U.S. P/C Insurers’ Reserving Likely To Remain Prudent, S&P Says

October 1, 2007

Will increased competition and lower pricing lead U.S. property/casualty insurers to skimp on reserves? Not according to a report published by Standard & Poor’s Ratings Services.

The article, “For U.S. Property/Casualty Insurers, Is Less-Disciplined Reserving Once Again On The Horizon?,” acknowledges that the industry’s underwriting discipline historically has wavered during the softer phase of the underwriting cycle, and this could happen again. However, S&P believes that most companies’ recent emphasis on enterprise risk management (ERM), corporate governance, and Sarbanes-Oxley will lead them to maintain prudent reserve levels.

In 2006, U.S. property/casualty insurers had a net reserve release of $7 billion. This was the first net reserve release since 1998, though it is far smaller – both in absolute dollars and as a percentage of total loss reserves – than 1998’s $18 billion release. The overall reserve adequacy in 2006 stemmed from high property/casualty premiums and conservative reserving practices over the past few years.
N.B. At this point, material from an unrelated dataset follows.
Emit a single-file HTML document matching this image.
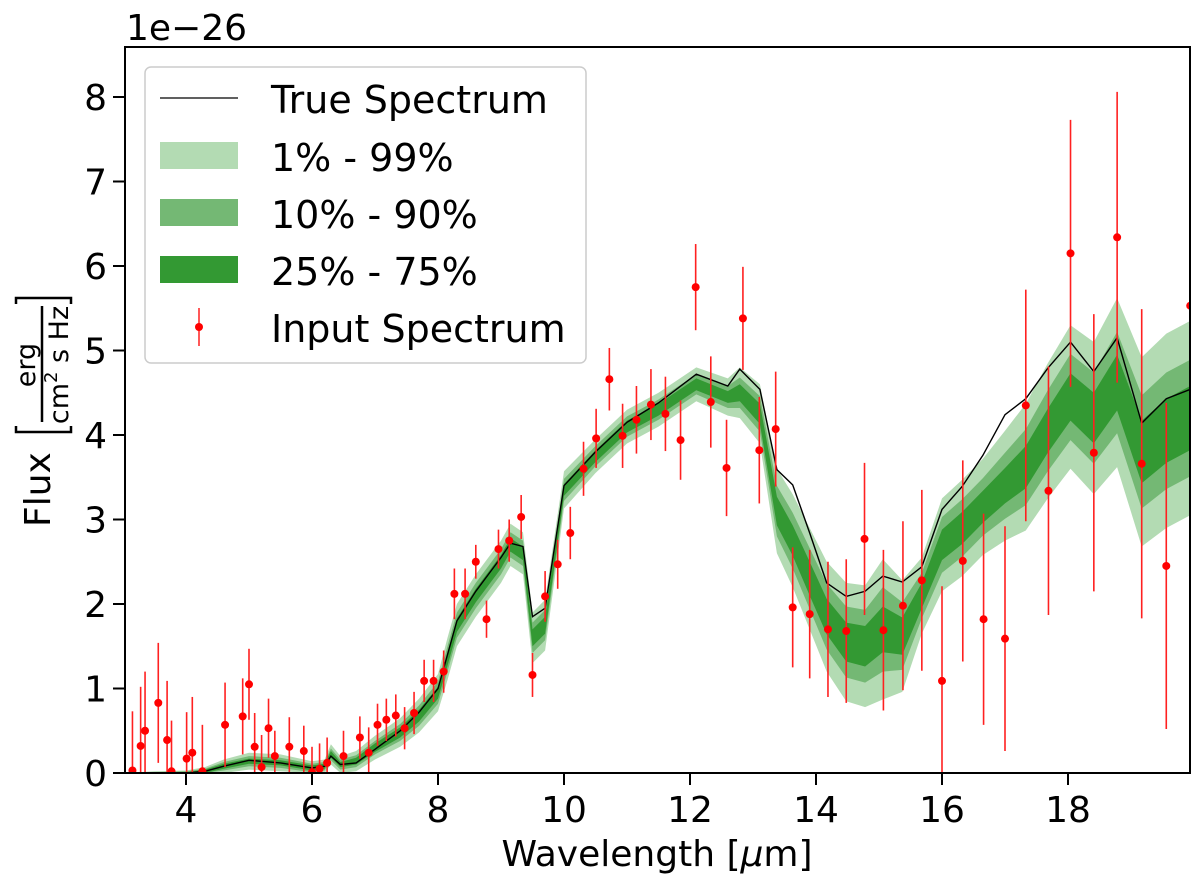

Keen competition was a defining characteristic of the property/casualty insurance market starting in the late 1990s, especially in 1997-2001. In response, insurers were less conservative with their underwriting practices and pricing, and they largely got away with it because they could offset underwriting losses with the high investment returns then available. Today’s market profile is dramatically different, the S&P report says. Interest rates are substantially lower, and equity markets are volatile. Consequently, insurers need to price and reserve for their risk exposures so that their underwriting decisions remain prudent on a stand-alone basis. And state-of-the-art risk-measurement tools are helping them do so more effectively than ever before.

S&P noted that despite its belief that management teams are disciplined in their loss-reserving processes, the ratings agency will continue to monitor insurers’ reserving activities carefully – both quantitatively and qualitatively. It said it will monitor the reserve estimates of the industry’s relatively unseasoned accident years as more claims get reported, especially for the commercial lines.